[Charts and diagrams as code]
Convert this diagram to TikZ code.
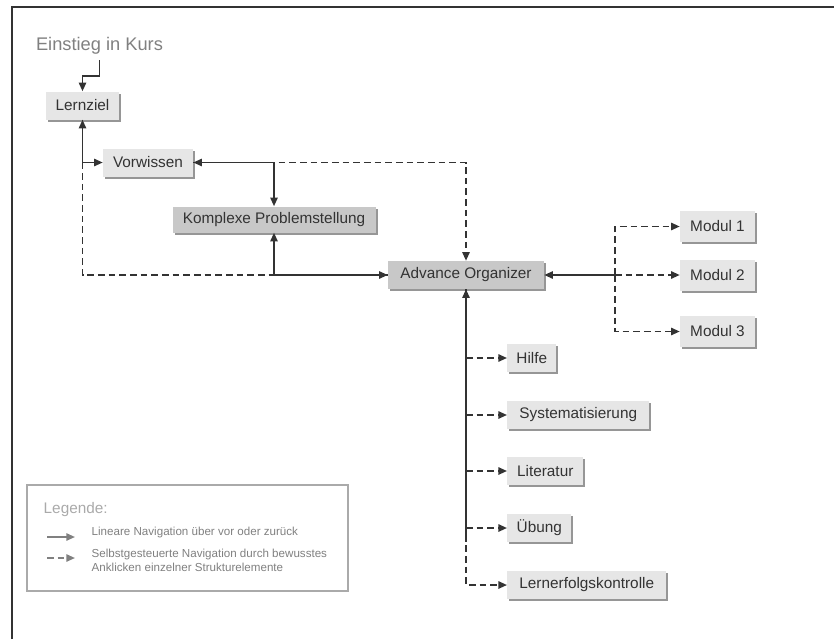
\documentclass[tikz,border=0pt]{standalone}
\usepackage{fontspec}
\setmainfont{Liberation Sans}
\usepackage{xcolor}
\usepackage{tikz}
\usetikzlibrary{
    arrows.meta,
    positioning,
    shadows
}
\definecolor{linie}{RGB}{51,51,51}
\definecolor{hell}{RGB}{230,230,230}
\definecolor{dunkel}{RGB}{200,200,200}
\definecolor{schatten}{RGB}{150,150,150}
\definecolor{grautext}{RGB}{128,128,128}
\definecolor{rahmen}{RGB}{170,170,170}
\tikzset{
    kasten/.style={
        rectangle,
        fill=hell,
        minimum height=21pt,
        inner sep=2pt,
        text=linie,
        font=\fontsize{11.5}{13}\selectfont,
        drop shadow={shadow xshift=1.5pt, shadow yshift=-1.5pt, fill=schatten, opacity=1}
    },
    kastendunkel/.style={
        kasten,
        fill=dunkel
    },
    linear/.style={
        draw=linie,
        line width=1.3pt,
        >={Triangle[length=6.5pt,width=5.5pt]}
    },
    frei/.style={
        linear,
        dash pattern=on 5pt off 3pt
    },
    legtext/.style={
        anchor=west,
        align=left,
        text=grautext,
        font=\fontsize{8.7}{10.5}\selectfont
    }
}

\begin{document}
\begin{tikzpicture}[x=0.75pt, y=-0.75pt]
        \useasboundingbox (0,0) rectangle (834,639);
        % Rahmen
        \draw[linie, line width=1.5pt] (12,639) -- (12,7) -- (834,7);

        % Einstieg und Hauptpfad
        \node[text=grautext, inner sep=4pt, font=\fontsize{13.7}{15}\selectfont]
            (einstieg) at (99.5,46) {Einstieg in Kurs};
        \node[kasten, minimum width=54.75pt] (lernziel) at (82.5,105.5) {Lernziel};
        \node[kasten, minimum width=67.5pt] (vorwissen) at (148,162.5) {Vorwissen};
        \node[kastendunkel, minimum width=152.25pt, minimum height=19.5pt]
            (problem) at (274,219.5) {Komplexe Problemstellung};
        \node[kastendunkel, minimum width=117pt] (organizer) at (466,275) {Advance Organizer};

        % Module
        \foreach \name/\y/\nr in {modeins/226.5/1, modzwei/275/2, moddrei/331.5/3} {
            \node[kasten, minimum width=56.25pt, minimum height=23.25pt]
                (\name) at (717.5,\y) {Modul \nr};
        }

        % Strukturelemente
        \foreach \name/\y/\w/\txt in {
            hilfe/358/36.75pt/Hilfe,
            system/415/106.5pt/Systematisierung,
            literatur/471/57pt/Literatur,
            uebung/528/48pt/Übung,
            kontrolle/585/119.25pt/Lernerfolgskontrolle%
        } {
            \node[kasten, anchor=west, minimum width=\w] (\name) at (507,\y) {\txt};
        }

        % Verbindungen
        \draw[linear,->] (einstieg.south) -- ++(0,16) -| (lernziel.north);
        \draw[frei] (lernziel.south) |- (organizer.west);
        \draw[frei,->] (vorwissen.east) -| (organizer.north);
        \draw[linear,<->] (lernziel.south) |- (vorwissen.west);
        \draw[linear,<->] (vorwissen.east) -| (problem.north);
        \draw[linear,<->] (problem.south) |- (organizer.west);

        \coordinate (verteiler) at (615,275);
        \draw[frei,->] (verteiler) |- (modeins.west);
        \draw[frei,->] (verteiler) |- (moddrei.west);
        \draw[frei,->] (verteiler) -- (modzwei.west);
        \draw[linear,<-] (organizer.east) -- (verteiler);

        \foreach \ziel in {hilfe,system,literatur,uebung} {
            \draw[frei,->] (organizer.south |- \ziel.west) -- (\ziel.west);
        }
        \draw[frei,->] (organizer.south) |- (kontrolle.west);
        \draw[linear,<-] (organizer.south) -- (organizer.south |- uebung.south);

        % Legende
        \node[draw=rahmen, line width=1.1pt, minimum width=240.75pt, minimum height=79.5pt]
            (legende) at (187.5,538) {};
        \node[anchor=west, text=rahmen, font=\fontsize{11.5}{13}\selectfont]
            (legtitel) at (39,510) {Legende:};
        \node[legtext] (legeins) at (87,532) {Lineare Navigation über vor oder zurück};
        \node[legtext] (legzwei) at (87,560)
            {Selbstgesteuerte Navigation durch bewusstes\\Anklicken einzelner Strukturelemente};
        \coordinate (linanf) at (47,537);
        \coordinate (linend) at (75,537);
        \coordinate (freianf) at (47,558);
        \coordinate (freiend) at (75,558);
        \draw[linear, draw=grautext, ->] (linanf) -- (linend);
        \draw[frei, draw=grautext, ->] (freianf) -- (freiend);
    \end{tikzpicture}
\end{document}
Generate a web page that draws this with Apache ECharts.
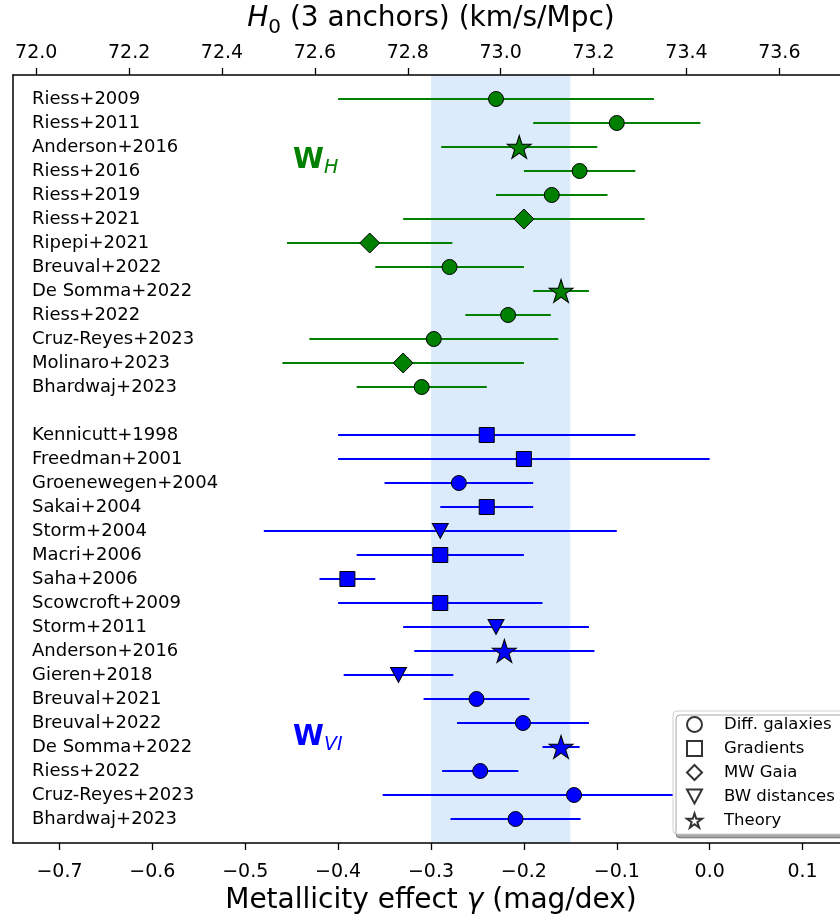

> _WRITTEN REQUEST_:
Repeat the entries exactly. Pictures are excluded from the copy.

> _IN RESPONSE_:
Convert this diagram to TikZ code.
\documentclass[tikz,border=0pt]{standalone}
\usepackage{fontspec}
\setmainfont{Liberation Sans}
\usepackage{xcolor}
\usepackage{tikz}
\usetikzlibrary{
    arrows.meta,
    positioning,
    shadows
}
\definecolor{linie}{RGB}{51,51,51}
\definecolor{hell}{RGB}{230,230,230}
\definecolor{dunkel}{RGB}{200,200,200}
\definecolor{schatten}{RGB}{150,150,150}
\definecolor{grautext}{RGB}{128,128,128}
\definecolor{rahmen}{RGB}{170,170,170}
\tikzset{
    kasten/.style={
        rectangle,
        fill=hell,
        minimum height=21pt,
        inner sep=2pt,
        text=linie,
        font=\fontsize{11.5}{13}\selectfont,
        drop shadow={shadow xshift=1.5pt, shadow yshift=-1.5pt, fill=schatten, opacity=1}
    },
    kastendunkel/.style={
        kasten,
        fill=dunkel
    },
    linear/.style={
        draw=linie,
        line width=1.3pt,
        >={Triangle[length=6.5pt,width=5.5pt]}
    },
    frei/.style={
        linear,
        dash pattern=on 5pt off 3pt
    },
    legtext/.style={
        anchor=west,
        align=left,
        text=grautext,
        font=\fontsize{8.7}{10.5}\selectfont
    }
}

\begin{document}
\begin{tikzpicture}[x=0.75pt, y=-0.75pt]
        \useasboundingbox (0,0) rectangle (834,639);
        % Rahmen
        \draw[linie, line width=1.5pt] (12,639) -- (12,7) -- (834,7);

        % Einstieg und Hauptpfad
        \node[text=grautext, inner sep=4pt, font=\fontsize{13.7}{15}\selectfont]
            (einstieg) at (99.5,46) {Einstieg in Kurs};
        \node[kasten, minimum width=54.75pt] (lernziel) at (82.5,105.5) {Lernziel};
        \node[kasten, minimum width=67.5pt] (vorwissen) at (148,162.5) {Vorwissen};
        \node[kastendunkel, minimum width=152.25pt, minimum height=19.5pt]
            (problem) at (274,219.5) {Komplexe Problemstellung};
        \node[kastendunkel, minimum width=117pt] (organizer) at (466,275) {Advance Organizer};

        % Module
        \foreach \name/\y/\nr in {modeins/226.5/1, modzwei/275/2, moddrei/331.5/3} {
            \node[kasten, minimum width=56.25pt, minimum height=23.25pt]
                (\name) at (717.5,\y) {Modul \nr};
        }

        % Strukturelemente
        \foreach \name/\y/\w/\txt in {
            hilfe/358/36.75pt/Hilfe,
            system/415/106.5pt/Systematisierung,
            literatur/471/57pt/Literatur,
            uebung/528/48pt/Übung,
            kontrolle/585/119.25pt/Lernerfolgskontrolle%
        } {
            \node[kasten, anchor=west, minimum width=\w] (\name) at (507,\y) {\txt};
        }

        % Verbindungen
        \draw[linear,->] (einstieg.south) -- ++(0,16) -| (lernziel.north);
        \draw[frei] (lernziel.south) |- (organizer.west);
        \draw[frei,->] (vorwissen.east) -| (organizer.north);
        \draw[linear,<->] (lernziel.south) |- (vorwissen.west);
        \draw[linear,<->] (vorwissen.east) -| (problem.north);
        \draw[linear,<->] (problem.south) |- (organizer.west);

        \coordinate (verteiler) at (615,275);
        \draw[frei,->] (verteiler) |- (modeins.west);
        \draw[frei,->] (verteiler) |- (moddrei.west);
        \draw[frei,->] (verteiler) -- (modzwei.west);
        \draw[linear,<-] (organizer.east) -- (verteiler);

        \foreach \ziel in {hilfe,system,literatur,uebung} {
            \draw[frei,->] (organizer.south |- \ziel.west) -- (\ziel.west);
        }
        \draw[frei,->] (organizer.south) |- (kontrolle.west);
        \draw[linear,<-] (organizer.south) -- (organizer.south |- uebung.south);

        % Legende
        \node[draw=rahmen, line width=1.1pt, minimum width=240.75pt, minimum height=79.5pt]
            (legende) at (187.5,538) {};
        \node[anchor=west, text=rahmen, font=\fontsize{11.5}{13}\selectfont]
            (legtitel) at (39,510) {Legende:};
        \node[legtext] (legeins) at (87,532) {Lineare Navigation über vor oder zurück};
        \node[legtext] (legzwei) at (87,560)
            {Selbstgesteuerte Navigation durch bewusstes\\Anklicken einzelner Strukturelemente};
        \coordinate (linanf) at (47,537);
        \coordinate (linend) at (75,537);
        \coordinate (freianf) at (47,558);
        \coordinate (freiend) at (75,558);
        \draw[linear, draw=grautext, ->] (linanf) -- (linend);
        \draw[frei, draw=grautext, ->] (freianf) -- (freiend);
    \end{tikzpicture}
\end{document}
Generate a web page that draws this with Apache ECharts.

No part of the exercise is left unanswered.